Data records:
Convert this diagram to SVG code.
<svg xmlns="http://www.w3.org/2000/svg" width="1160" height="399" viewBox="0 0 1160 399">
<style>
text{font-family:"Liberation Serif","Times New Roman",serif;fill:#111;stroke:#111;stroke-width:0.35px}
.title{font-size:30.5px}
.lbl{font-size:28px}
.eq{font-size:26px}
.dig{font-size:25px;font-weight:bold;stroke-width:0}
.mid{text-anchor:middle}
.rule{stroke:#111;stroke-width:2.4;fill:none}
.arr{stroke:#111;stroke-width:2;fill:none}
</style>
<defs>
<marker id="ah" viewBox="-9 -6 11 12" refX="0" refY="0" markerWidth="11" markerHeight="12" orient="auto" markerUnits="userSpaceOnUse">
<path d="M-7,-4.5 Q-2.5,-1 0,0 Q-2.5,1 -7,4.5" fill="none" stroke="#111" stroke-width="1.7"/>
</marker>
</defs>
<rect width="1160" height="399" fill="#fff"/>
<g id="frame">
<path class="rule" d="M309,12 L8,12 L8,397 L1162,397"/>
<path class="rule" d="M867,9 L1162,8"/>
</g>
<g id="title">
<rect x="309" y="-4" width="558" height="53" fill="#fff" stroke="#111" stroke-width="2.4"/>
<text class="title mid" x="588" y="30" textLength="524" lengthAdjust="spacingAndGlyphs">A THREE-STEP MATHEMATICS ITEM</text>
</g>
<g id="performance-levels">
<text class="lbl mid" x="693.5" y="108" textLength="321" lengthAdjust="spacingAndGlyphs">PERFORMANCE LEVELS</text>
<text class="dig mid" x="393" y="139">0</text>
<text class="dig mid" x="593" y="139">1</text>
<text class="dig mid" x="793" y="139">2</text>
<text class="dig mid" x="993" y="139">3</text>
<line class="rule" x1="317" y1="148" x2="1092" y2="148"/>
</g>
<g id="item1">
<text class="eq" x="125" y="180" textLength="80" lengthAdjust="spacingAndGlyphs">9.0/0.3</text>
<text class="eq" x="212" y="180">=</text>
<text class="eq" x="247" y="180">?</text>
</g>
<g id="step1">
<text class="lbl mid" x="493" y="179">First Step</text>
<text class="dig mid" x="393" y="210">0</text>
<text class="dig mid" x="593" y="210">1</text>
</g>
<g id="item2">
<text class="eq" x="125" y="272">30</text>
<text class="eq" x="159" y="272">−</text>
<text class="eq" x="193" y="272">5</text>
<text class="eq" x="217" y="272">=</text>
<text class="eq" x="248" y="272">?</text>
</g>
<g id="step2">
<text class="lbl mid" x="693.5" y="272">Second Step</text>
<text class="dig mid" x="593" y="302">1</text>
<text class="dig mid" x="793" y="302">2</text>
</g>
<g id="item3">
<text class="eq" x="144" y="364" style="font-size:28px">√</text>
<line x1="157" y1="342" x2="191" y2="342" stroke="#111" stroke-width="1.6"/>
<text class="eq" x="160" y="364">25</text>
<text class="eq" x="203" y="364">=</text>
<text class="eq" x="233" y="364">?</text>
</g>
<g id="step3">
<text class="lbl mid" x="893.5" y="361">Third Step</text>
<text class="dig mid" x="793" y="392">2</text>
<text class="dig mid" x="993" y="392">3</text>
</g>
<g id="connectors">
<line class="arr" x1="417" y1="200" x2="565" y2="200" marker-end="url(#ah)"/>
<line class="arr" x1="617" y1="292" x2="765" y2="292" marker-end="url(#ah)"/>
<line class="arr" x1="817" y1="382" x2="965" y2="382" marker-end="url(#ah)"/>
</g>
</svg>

* * *

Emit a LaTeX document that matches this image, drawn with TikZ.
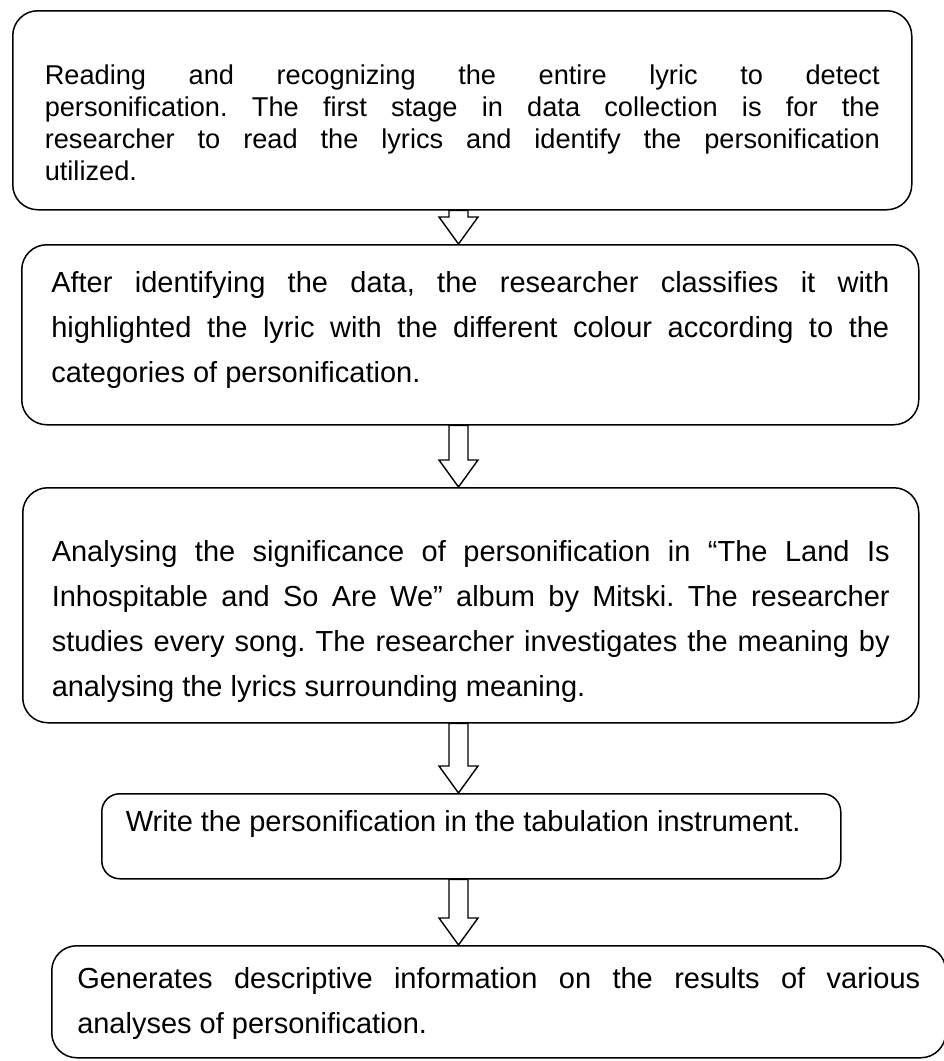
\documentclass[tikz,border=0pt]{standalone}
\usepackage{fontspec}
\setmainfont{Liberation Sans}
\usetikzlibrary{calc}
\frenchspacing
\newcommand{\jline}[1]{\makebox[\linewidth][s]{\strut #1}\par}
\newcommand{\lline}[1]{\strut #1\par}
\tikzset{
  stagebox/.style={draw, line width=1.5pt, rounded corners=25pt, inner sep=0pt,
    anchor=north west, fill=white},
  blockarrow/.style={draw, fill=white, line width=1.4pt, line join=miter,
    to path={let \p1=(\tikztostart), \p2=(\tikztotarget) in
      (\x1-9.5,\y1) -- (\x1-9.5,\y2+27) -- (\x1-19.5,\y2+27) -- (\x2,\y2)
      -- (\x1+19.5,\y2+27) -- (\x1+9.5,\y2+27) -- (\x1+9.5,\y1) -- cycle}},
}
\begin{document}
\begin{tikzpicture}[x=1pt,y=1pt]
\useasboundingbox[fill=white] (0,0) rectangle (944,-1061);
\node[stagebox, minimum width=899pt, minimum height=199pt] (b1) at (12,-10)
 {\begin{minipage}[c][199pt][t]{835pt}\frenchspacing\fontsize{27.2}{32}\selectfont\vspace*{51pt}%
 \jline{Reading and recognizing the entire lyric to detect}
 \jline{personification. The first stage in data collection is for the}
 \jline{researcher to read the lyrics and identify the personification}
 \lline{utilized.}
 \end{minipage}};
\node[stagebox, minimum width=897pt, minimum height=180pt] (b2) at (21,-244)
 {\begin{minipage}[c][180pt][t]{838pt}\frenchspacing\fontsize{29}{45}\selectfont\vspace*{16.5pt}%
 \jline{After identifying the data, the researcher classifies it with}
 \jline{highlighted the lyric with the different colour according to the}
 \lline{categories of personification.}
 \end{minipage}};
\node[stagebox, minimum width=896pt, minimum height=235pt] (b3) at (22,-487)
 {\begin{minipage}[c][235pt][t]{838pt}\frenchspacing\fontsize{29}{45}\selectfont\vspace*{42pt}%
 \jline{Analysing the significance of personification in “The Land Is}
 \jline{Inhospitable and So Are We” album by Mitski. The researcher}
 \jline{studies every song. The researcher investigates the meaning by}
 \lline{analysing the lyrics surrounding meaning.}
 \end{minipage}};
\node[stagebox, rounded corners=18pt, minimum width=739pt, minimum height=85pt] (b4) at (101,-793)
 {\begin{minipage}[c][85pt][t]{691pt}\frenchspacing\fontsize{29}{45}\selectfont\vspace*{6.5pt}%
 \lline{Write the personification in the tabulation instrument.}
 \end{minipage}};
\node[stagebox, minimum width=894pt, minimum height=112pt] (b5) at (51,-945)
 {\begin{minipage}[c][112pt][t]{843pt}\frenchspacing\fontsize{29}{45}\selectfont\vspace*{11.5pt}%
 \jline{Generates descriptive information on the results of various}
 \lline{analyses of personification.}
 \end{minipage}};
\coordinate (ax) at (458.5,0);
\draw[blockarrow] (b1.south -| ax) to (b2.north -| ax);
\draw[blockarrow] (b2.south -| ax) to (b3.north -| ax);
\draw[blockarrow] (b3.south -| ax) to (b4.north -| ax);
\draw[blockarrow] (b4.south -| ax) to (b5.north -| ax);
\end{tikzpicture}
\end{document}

Exercise instructions: Show all lines from the listing above in which "with" appears.

Exercise response:
Emit a LaTeX document that matches this image, drawn with TikZ.
 \jline{After identifying the data, the researcher classifies it with}
 \jline{highlighted the lyric with the different colour according to the}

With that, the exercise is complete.